Senator_Jay wrote:Apparently a lot of teachers still have a sour taste in their mouths from the legislation issues of a couple years ago. That means that very few teachers in this area are willing to take on more responsibility than is absolutely necessary, for whatever reason. I have Reach coaches who insist that tournaments must take place during the school day, and be done by 2 so that they can return to school and leave at the prescribed finish time. Any tournaments that are outside, or not considered to be "official school participatory events", like sports and apparently Reach, are therefore out of reach for the students. Coaches need to be willing to put the effort into supporting their teams, and many have a hard enough time dealing with Reach (despite it costing much more). Complicating this, and contributing to the issue, is that many staff are distrustful of their administrators, and since admin get shuffled around frequently too, people don't want to rock the boat too much.
I think that anyone addressing this problem must ask why this should affect Toronto but not Ottawa and move forward with the answer in hand.
Senator_Jay wrote:General apathy towards more academic trivia: No matter how I've tried to sell it; sending appropriately-targeted packets to schools, describing it to individual teams, trying to read Quizbowl packets at Reach tournaments, etc., there seems to be little to no interest outside of my school. My students will do Quizbowl because they enjoy it, having played tournaments, and heard me talk at length about how much I enjoy it. However, this message isn't getting across to the other schools. Coaches express interest, and then back out. Apparently everyone is very busy, and studying is hard. Because a lot of schools in this region are weak at Reach, Quizbowl is beyond their skill level, even at the HS stage. It is hard to pontificate on the joys of academic trivia when some teams around here struggle to compete at Reach to even get a combined score of 100pts between two of them. Although there are good players, many of them are concerned with IB, AP, band, Glee, and whatever other clubs they are involved with, and see Quizbowl as somewhat of a side project. This would suggest that Quizbowl should be a separate club at schools, but the members would largely be the same, and apparently it's tricky enough just to keep Reach teams going as it is.

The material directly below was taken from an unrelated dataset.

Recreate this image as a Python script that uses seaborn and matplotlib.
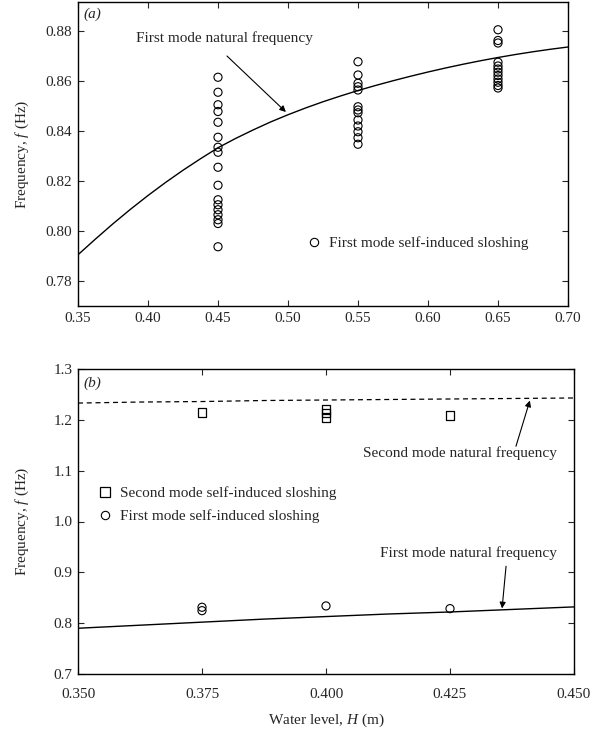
import numpy as np
import pandas as pd
import matplotlib
matplotlib.use("Agg")
import matplotlib.pyplot as plt
import seaborn as sns
from matplotlib.lines import Line2D

# ---------------- data: panel (a) ----------------
a_line_h = [0.35, 0.3625, 0.375, 0.3875, 0.40, 0.4125, 0.425, 0.4375, 0.45, 0.4625,
            0.475, 0.4875, 0.50, 0.5125, 0.525, 0.5375, 0.55, 0.5625, 0.575, 0.5875,
            0.60, 0.6125, 0.625, 0.6375, 0.65, 0.6625, 0.675, 0.6875, 0.70]
a_line_f = [0.7905, 0.7968, 0.8029, 0.8087, 0.8142, 0.8194, 0.8243, 0.8289, 0.8333, 0.8370,
            0.8404, 0.8436, 0.8465, 0.8492, 0.8517, 0.8540, 0.8562, 0.8582, 0.8601, 0.8619,
            0.8636, 0.8652, 0.8667, 0.8681, 0.8694, 0.8706, 0.8717, 0.8727, 0.8736]

a_h045 = [0.8615, 0.8555, 0.8505, 0.8478, 0.8435, 0.8375, 0.8335, 0.8315, 0.8255, 0.8183,
          0.8125, 0.8105, 0.8085, 0.8065, 0.8045, 0.8030, 0.7937]
a_h055 = [0.8677, 0.8624, 0.8591, 0.8577, 0.8564, 0.8497, 0.8484, 0.8473, 0.8444, 0.8420,
          0.8397, 0.8373, 0.8347]
a_h065 = [0.8805, 0.8762, 0.8752, 0.8675, 0.8660, 0.8648, 0.8635, 0.8622, 0.8608, 0.8595,
          0.8582, 0.8572]

a_xticks = [0.35, 0.40, 0.45, 0.50, 0.55, 0.60, 0.65, 0.70]
a_yticks = [0.78, 0.80, 0.82, 0.84, 0.86, 0.88]

# ---------------- data: panel (b) ----------------
b_line_h = [0.35, 0.3625, 0.375, 0.3875, 0.40, 0.4125, 0.425, 0.4375, 0.45]
b_first_f = [0.790, 0.796, 0.802, 0.808, 0.813, 0.818, 0.822, 0.827, 0.832]
b_second_f = [1.233, 1.235, 1.236, 1.238, 1.239, 1.240, 1.241, 1.242, 1.243]

b_sq_h = [0.375, 0.400, 0.400, 0.400, 0.425]
b_sq_f = [1.2144, 1.2210, 1.2134, 1.2045, 1.2085]
b_ci_h = [0.375, 0.375, 0.400, 0.425]
b_ci_f = [0.8313, 0.8246, 0.8339, 0.8286]

b_xticks = [0.350, 0.375, 0.400, 0.425, 0.450]
b_yticks = [0.7, 0.8, 0.9, 1.0, 1.1, 1.2, 1.3]

# ---------------- style ----------------
sns.set_style("ticks")
plt.rcParams['font.family'] = ['Liberation Serif', 'DejaVu Serif']
plt.rcParams['mathtext.fontset'] = 'custom'
plt.rcParams['mathtext.it'] = 'Liberation Serif:italic'
plt.rcParams['mathtext.rm'] = 'Liberation Serif'
FS = 11

fig = plt.figure(figsize=(5.96, 7.40), dpi=100)
W, H = 596, 740

def ax_rect(l, r, t, b):
    return [l / W, 1 - b / H, (r - l) / W, (b - t) / H]

axa = fig.add_axes(ax_rect(78, 568, 2, 306))
axb = fig.add_axes(ax_rect(78, 574, 369, 674))

# ---------------- panel (a) ----------------
df_a_line = pd.DataFrame({"H": a_line_h, "f": a_line_f})
sns.lineplot(data=df_a_line, x="H", y="f", ax=axa, color="black", lw=1.0)

pts_h = [0.45] * len(a_h045) + [0.55] * len(a_h055) + [0.65] * len(a_h065)
pts_f = a_h045 + a_h055 + a_h065
df_a_pts = pd.DataFrame({"H": pts_h, "f": pts_f})
sns.scatterplot(data=df_a_pts, x="H", y="f", ax=axa, marker="o", s=34,
                facecolor="none", edgecolor="black", linewidth=0.8, zorder=3)

axa.set_xlim(0.35, 0.70)
axa.set_ylim(0.770, 0.8916)
axa.set_xticks(a_xticks)
axa.set_xticklabels([f"{v:.2f}" for v in a_xticks])
axa.set_yticks(a_yticks)
axa.set_yticklabels([f"{v:.2f}" for v in a_yticks])
axa.set_xlabel("")
axa.set_ylabel("Frequency, $f$ (Hz)", fontsize=FS)

axa.text(0.012, 0.96, "(a)", transform=axa.transAxes, fontsize=FS,
         style="italic", ha="left", va="center")
axa.text(0.4543, 0.8772, "First mode natural frequency", fontsize=FS,
         ha="center", va="center")
axa.annotate("", xy=(0.4985, 0.8476), xytext=(0.4564, 0.8700),
             arrowprops=dict(arrowstyle="-|>", color="black", lw=0.8,
                             mutation_scale=9, shrinkA=0, shrinkB=0))

h_circ = Line2D([], [], linestyle="none", marker="o", markersize=6,
                markerfacecolor="none", markeredgecolor="black", markeredgewidth=0.8)
axa.legend([h_circ], ["First mode self-induced sloshing"], loc="center left",
           bbox_to_anchor=(0.466, 0.207), frameon=False, fontsize=FS,
           handlelength=1.0, handletextpad=0.5, borderpad=0, borderaxespad=0)

# ---------------- panel (b) ----------------
df_b_line = pd.DataFrame({"H": b_line_h, "first": b_first_f, "second": b_second_f})
sns.lineplot(data=df_b_line, x="H", y="first", ax=axb, color="black", lw=1.0)
sns.lineplot(data=df_b_line, x="H", y="second", ax=axb, color="black", lw=0.9,
             linestyle=(0, (4, 3)))

df_b_sq = pd.DataFrame({"H": b_sq_h, "f": b_sq_f})
sns.scatterplot(data=df_b_sq, x="H", y="f", ax=axb, marker="s", s=40,
                facecolor="none", edgecolor="black", linewidth=0.9, zorder=3)
df_b_ci = pd.DataFrame({"H": b_ci_h, "f": b_ci_f})
sns.scatterplot(data=df_b_ci, x="H", y="f", ax=axb, marker="o", s=34,
                facecolor="none", edgecolor="black", linewidth=0.8, zorder=3)

axb.set_xlim(0.35, 0.45)
axb.set_ylim(0.7, 1.3)
axb.set_xticks(b_xticks)
axb.set_xticklabels([f"{v:.3f}" for v in b_xticks])
axb.set_yticks(b_yticks)
axb.set_yticklabels([f"{v:.1f}" for v in b_yticks])
axb.set_xlabel("Water level, $H$ (m)", fontsize=FS)
axb.set_ylabel("Frequency, $f$ (Hz)", fontsize=FS)

axb.text(0.012, 0.954, "(b)", transform=axb.transAxes, fontsize=FS,
         style="italic", ha="left", va="center")
axb.text(0.427, 1.135, "Second mode natural frequency", fontsize=FS,
         ha="center", va="center")
axb.annotate("", xy=(0.4411, 1.238), xytext=(0.4383, 1.148),
             arrowprops=dict(arrowstyle="-|>", color="black", lw=0.8,
                             mutation_scale=9, shrinkA=0, shrinkB=0))
axb.text(0.4288, 0.938, "First mode natural frequency", fontsize=FS,
         ha="center", va="center")
axb.annotate("", xy=(0.4355, 0.829), xytext=(0.4363, 0.912),
             arrowprops=dict(arrowstyle="-|>", color="black", lw=0.8,
                             mutation_scale=9, shrinkA=0, shrinkB=0))

h_sq = Line2D([], [], linestyle="none", marker="s", markersize=6.5,
              markerfacecolor="none", markeredgecolor="black", markeredgewidth=0.9)
axb.legend([h_sq, h_circ], ["Second mode self-induced sloshing",
                            "First mode self-induced sloshing"],
           loc="center left", bbox_to_anchor=(0.039, 0.554), frameon=False,
           fontsize=FS, handlelength=1.0, handletextpad=0.5, borderpad=0,
           borderaxespad=0, labelspacing=0.6)

for ax in (axa, axb):
    ax.tick_params(direction="in", length=4, width=0.8, top=True, right=True,
                   labelsize=FS, pad=4)
    for sp in ax.spines.values():
        sp.set_linewidth(1.0)
        sp.set_color("black")
        sp.set_visible(True)
    ax.yaxis.set_label_coords(-0.095, 0.5)

axb.tick_params(axis="x", pad=10)
axb.xaxis.labelpad = 8

fig.savefig("out.png", dpi=100)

Some schools fall into the trap of sending the same subgroup of students to every non-athletic extracurricular. I think that in some places this is explained by quizbowl getting a foot in the door through Science Bowl (which inevitably leads to it being viewed as mere "Science Bowl prep" and the atrocious SB tournaments eating up dates for a huge swath of the potential audience). Follow Matt Jackson's advice and boldly, confidently sell quizbowl on its own merits.
Senator_Jay wrote:Many schools have Reach, but apparently there are also many schools with Reach coaches who, for whatever reason, are opposed to Quizbowl. Some of the most influential Reach coaches (like UTS's Fraser Simpson) disagree with the format, and will tend to focus almost exclusively on Reach. Toronto and the surrounding region is home to a large number of schools with great potential for teams, but there seems to be more opposition and unnecessary obstacles than the few of us working at this can surmount, for whatever reason. I could tell my Reach coaches in Hamilton to abandon Reach in favour of Quizbowl, but that would alienate almost all of them, since they are just barely comfortable reading a Reach pack for students.
You will never succeed with this attitude. There is no compromise with bad quizbowl. I know people don't like to hear that and it gets people all anxious about "war analogies" and similar nonsense, but the choice is basically to listen to what people who have been through this have learned the very hard way, or continue banging your head against the wall for another 5 years before admitting it yourself. Learn from what those with experience are telling you -- you MUST withdraw even the appearance of sanctioning Reach participation and explicitly oppose it, or you can NEVER explain to people who are "satisified with Reach" why they should bother starting on an unfamiliar format that they are bad at. Declaring "good quizbowl is superior to Reach in every way and you should stop doing Reach" is your FIRST step here, not some far-off stretch goal.
Senator_Jay wrote: If the students are to be successful, we need to have more supportive and better coaches: Unfortunately coaches are volunteers, and at the same time, many of them are defensive of their clubs, and are not actually competent readers or even scorekeepers. I can run Reach and Quizbowl at Westmount despite any pushback, because the students and staff know me, and trust me based off of my track record. I can also run practices and deal with the issues that may arise during a Quizbowl game. However, another teacher is officially in charge, and will not do Quizbowl at all if I am not around to push it, due to not being comfortable with the format and content, and is too old to change. This leads me to believe that if teams had some sort of Quizbowl mentor, or co-coach affiliated with a pre-existing university Quizbowl program, then that may help things, but requires more initiative from players to go out into the community, and find time to volunteer that they may not even have.
This is where the para-quizbowl stuff comes in -- being more organized with tournament schedules, professionalism, all that. It makes you a viable option for older people with more conservative attitudes. At the same time, you should be seeing a generation of teachers coming in that are open to new ideas or maybe even participated in college quizbowl themselves. Go after both sides of the market.
This is a very complex issue, but hopefully some discussion about this can help move things in the right direction.
I reiterate my call for people who have directly and successfully dealt with similar situations in the U.S. to lend their expertise.